Background
John Stephen Raffeiner was born on December 26, 1785 in Walls in the Austrian Tyrol.
John Stephen Raffeiner was born on December 26, 1785 in Walls in the Austrian Tyrol.
He was educated by the Benedictine Fathers in Innsbruck and in a Roman medical college. In Milan, while in charge of a military hospital, he experienced a religious calling. He studied theology in Rome.
He was ordained a priest in May 1825, and served as assistant and pastor in his native diocese of Brixen. Learning of the dire need of missionary priests among the German emigrants to America, he volunteered for this service with the consent of his ordinary, who supplied his traveling expenses. On his arrival in New York (1833), he was authorized by Bishop John Dubois to visit his compatriots in all parts of the diocese and urge them to establish churches and mission centers.

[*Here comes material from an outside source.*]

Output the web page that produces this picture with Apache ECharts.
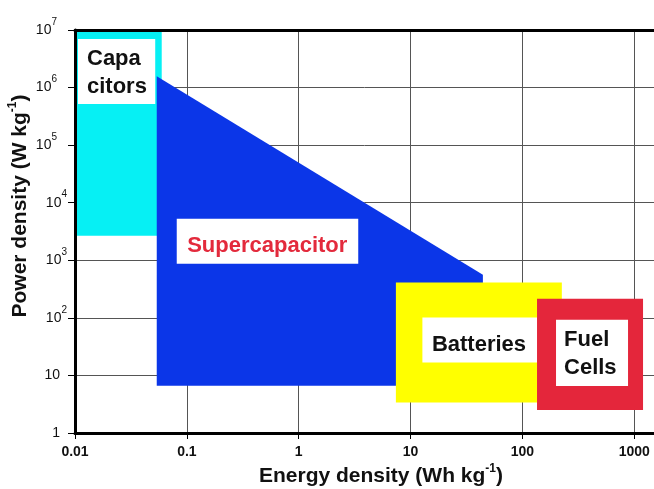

In 1836, he erected St. Nicholas Church in New York, over which he presided for several years. He became vicar general for the Germans under Bishop Hughes, who relied wholly upon his judgment in handling all matters touching the German groups. He visited the Germans of Boston twice a year, organized parishes in Roxbury (1835) and in Boston.
He assisted in organizing the first German congregations in Rochester, Utica, Inama, and Buffalo, as well as a score of scattered missions throughout New York and New Jersey which became thriving parishes. Though beloved of his own people and honored by Hughes, Raffeiner as a German was not advanced to the see of Brooklyn on its creation in 1853 but continued as a vicar general of that diocese under Bishop John Loughlin and as the father and apostle of the Germans of the archdiocese until his death.
A spiritual man, ready as a preacher in German, French, and Italian, tactful in settling racial differences and the problems of trusteeism, Raffeiner was everywhere.